In 1952 he joined the departments of Physical Growth and Genetics at the Fels Research Institute in Yellow Springs, Ohio, and was appointed in the Anthropology Department at Antioch College. Fels was the center for what became the largest and longest continuous study of human growth in the world. There, Garn produced landmark studies of fat and fat patterning, skeletal maturation, anthropometrics, and the gain and loss of bone tissue with age. His work on tooth calcification and eruption in Fels subjects made him one of the founders of the field of dental anthropology. His book “Human Races” (1961), attempted to show the shallow knowledge of human diversity and to put the concept in a scientific context of geographic variation and evolution.

The Center for Human Growth and Development recruited Garn in the late 1960s, uniting him with colleagues with similar interests. During his tenure, from 1968 to his retirement in 1992, Garn investigated development of bones and teeth, anthropometrics, fatness, serum markers, fetal development, pregnancy, birth weight and the familial, economic and nutritional factors that affected them.
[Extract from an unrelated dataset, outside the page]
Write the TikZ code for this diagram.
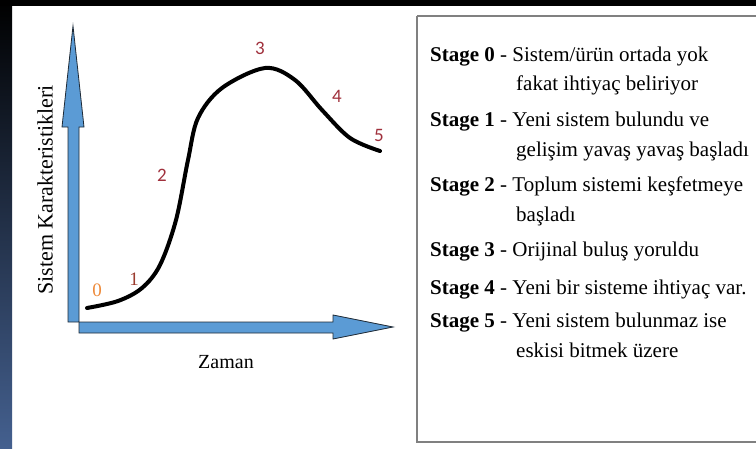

His productivity also was legendary, amounting to more than 800 publications; these included both books and review articles, but primarily consisted of original research.

Garn was a hands-on teacher who instructed graduate students in every aspect of scientific research and publication. He was unfailingly enthusiastic about science and research, and generous with his time and attention, students say.

Survivors include his wife, Priscilla Crozier Garn, children Barbara and Bill Garn of California, and brother-in-law Professor C. Loring Brace of U-M. A memorial service is set for 2 p.m. Sept. 29 at the Glacier Hills Retirement Community, Kaye Hansen Room, 1200 Earhart Road, Ann Arbor, MI 48105.